All of the ARS equipment is one-twentieth scale of what industry uses and the same type as what you would find in an industry line such as Simplot's in Grand Forks, N.D.
"The whole industry is hooked to what the plant breeders do," he says. "We measure everything with a reflectometer -- it hits it with light, and the whiter it is, the light bounces back -- so if you have those dark chips in there, it's going to absorb the light. Industry wants everything as white as a sheet of paper."
When first started at the East Grand Forks site, a reflective reading of 55 was good enough for a chip, he says.

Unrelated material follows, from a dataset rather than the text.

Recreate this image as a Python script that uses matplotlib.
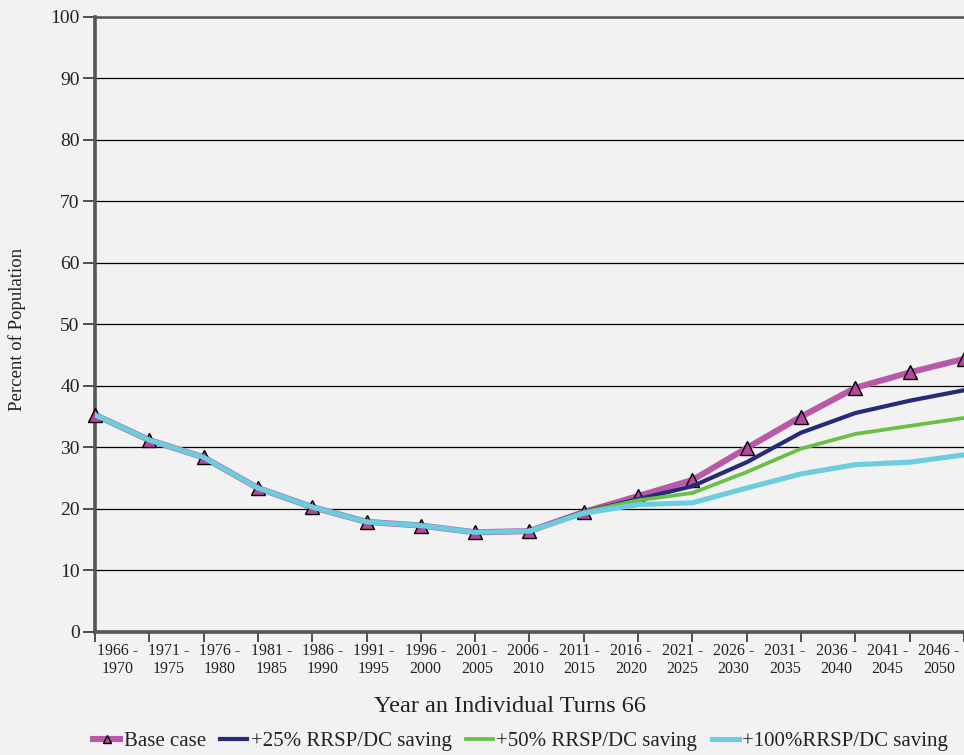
import matplotlib
matplotlib.use("Agg")
import matplotlib.pyplot as plt
import numpy as np

# period labels, one per data point
periods = ["1966 -\n1970", "1971 -\n1975", "1976 -\n1980", "1981 -\n1985",
           "1986 -\n1990", "1991 -\n1995", "1996 -\n2000", "2001 -\n2005",
           "2006 -\n2010", "2011 -\n2015", "2016 -\n2020", "2021 -\n2025",
           "2026 -\n2030", "2031 -\n2035", "2036 -\n2040", "2041 -\n2045",
           "2046 -\n2050"]

base_case = [35.3, 31.2, 28.4, 23.4, 20.3, 17.9, 17.3, 16.2, 16.4, 19.5,
             22.1, 24.7, 29.9, 35.0, 39.7, 42.2, 44.4]
rrsp_25 = [35.3, 31.2, 28.4, 23.4, 20.3, 17.9, 17.3, 16.2, 16.4, 19.5,
           21.6, 23.7, 27.6, 32.4, 35.6, 37.6, 39.3]
rrsp_50 = [35.3, 31.2, 28.4, 23.4, 20.3, 17.9, 17.3, 16.2, 16.4, 19.5,
           21.4, 22.6, 26.0, 29.8, 32.2, 33.5, 34.8]
rrsp_100 = [35.3, 31.2, 28.4, 23.4, 20.3, 17.9, 17.3, 16.2, 16.4, 19.3,
            20.7, 21.0, 23.4, 25.7, 27.2, 27.6, 28.8]

bg = "#f2f2f2"
txt = "#222222"
plt.rcParams["font.family"] = ["Liberation Serif", "DejaVu Serif"]

fig = plt.figure(figsize=(9.64, 7.55), dpi=100, facecolor=bg)
ax = fig.add_axes([0.0985, 0.163, 0.9015, 0.8145], facecolor=bg)

x = np.arange(len(base_case))
ax.plot(x, base_case, color="#b95aa8", lw=4.4, marker="^", ms=10,
        mfc="#b24a9c", mec="black", mew=1.0, label="Base case", clip_on=False, zorder=3)
ax.plot(x, rrsp_25, color="#262a78", lw=3.0, label="+25% RRSP/DC saving", zorder=4)
ax.plot(x, rrsp_50, color="#6abf45", lw=2.7, label="+50% RRSP/DC saving", zorder=5)
ax.plot(x, rrsp_100, color="#6dcde0", lw=3.7, label="+100%RRSP/DC saving", zorder=6)

ax.set_xlim(0, 16)
ax.set_ylim(0, 100)
ax.set_yticks(range(0, 101, 10))
ax.yaxis.grid(True, color="black", lw=0.9)
ax.set_axisbelow(True)
ax.tick_params(axis="y", length=9, width=1.2, color="#333333", labelsize=14,
               labelcolor=txt, pad=2)

# tick marks on every point; the labels are spread evenly on a slightly tighter pitch
ax.xaxis.remove_overlapping_locs = False
label_pos = np.linspace(0.41, 15.54, len(periods))
ax.set_xticks(label_pos)
ax.set_xticklabels(periods, fontsize=11.5, color=txt, linespacing=1.2)
ax.tick_params(axis="x", which="major", length=0, pad=8)
ax.set_xticks(range(0, 17), minor=True)
ax.tick_params(axis="x", which="minor", length=7, width=1.2, color="#333333")

for side in ["left", "bottom"]:
    ax.spines[side].set_linewidth(2.6)
    ax.spines[side].set_color("#555555")
ax.spines["top"].set_linewidth(1.8)
ax.spines["top"].set_color("#555555")
ax.spines["right"].set_visible(False)

fig.text(0.529, 0.0636, "Year an Individual Turns 66", fontsize=17.5, color=txt,
         ha="center", va="center")
fig.text(0.0176, 0.563, "Percent of Population", fontsize=13.5, color=txt,
         ha="center", va="center", rotation=90)

fig.legend(loc="center", bbox_to_anchor=(0.54, 0.0185), ncol=4, frameon=False,
           fontsize=15, handlelength=1.3, handletextpad=0.15, columnspacing=0.7,
           markerscale=0.6, labelcolor=txt)

fig.savefig("out.png", dpi=100, facecolor=bg)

"That was the quality of potatoes we had then. Now they probably wouldn't accept them if they were below 65. That's due to the plant breeders and plant geneticists," Glynn says.
A potato clone is made by cross-pollinating one plant, typically an industry standard like a russet Burbank, with an experimental in the greenhouse.
"We call them clones, but it's not like cloning where they're injecting RNA or any of that," Glynn says. "It's just a terminology in the industry because it's a clone of these two plants."
Each clone is given a number, which will be its identifying label through all of its testing. Given the amount of samples they test, there simply is no better way to keep track.
"I bet they cross maybe a 100,000 to 150,000 plants a year," he says. "What we're really striving for in the whole industry is to find a potato that will process out of 38 or 40 degrees (storage), because right now, chips are held at 45 to 48 degrees."
Two or three degrees in a potato makes a world of difference. The cooler you can safely store it, the longer you can keep it. But it still must retain its freshness so that it processes well into chips or fries.
"Some varieties store at 48 degrees, but if you take them down to 45, they won't process," Glynn says.
You've probably seen brown potato chips before. Contrary to what many think, though, they are not burned, Glynn says.
"In a potato, there's a compound called sucrose. It's what you put in your coffee or on your cereal. That's made up of two simple sugars, and what happens is, when the potato hits any stress, field stress or whatever and it shows up in storage cold temperatures, there is an enzyme that breaks that loose so that you have two small sugars."
When those sugars hit the hot oil in a fryer, they turn brown.
"So the more of these reducing sugars you have, the browner your chip's going to be. So that's what all the plant breeders are striving for -- what they can process out of 38 to 40 degrees storage."
This also cuts down disease in the bins and reduces the need to apply sprout inhibitor.
"It simplifies a lot of tendencies," he says.
The site's YSI 2700 spectrometer measures sucrose, through an electrode inserted into ground potato flesh. It has 21 walk-in storage rooms at various temperatures to test temperature viability.
"We measure everything according to industry standards," he says.
The site also has a steam peeler that can peel 100 pounds of potatoes in 30 seconds. All the equipment is state of the art and most of it is brand new.
"We run some studies out nine months, others go 12 months" Glynn says. "Whatever criteria the plant breeder at that university wants, then we do that for them."
The results are sent back to the breeder. Some of it is published in the Valley Potato Grower magazine. Either way, Glynn's outfit is making no judgments on the breeds.
"We don't really rate them," he says. "We just give them crude numbers."
These crude numbers then are used to compare with other varieties, good and bad, to assign their potential value in the various markets or in subsequent breeding lines. The ones selected for production lose their numbered identifiers.
"After they've been through the whole process, through the plant breeder and through here, then they get named," Glynn says.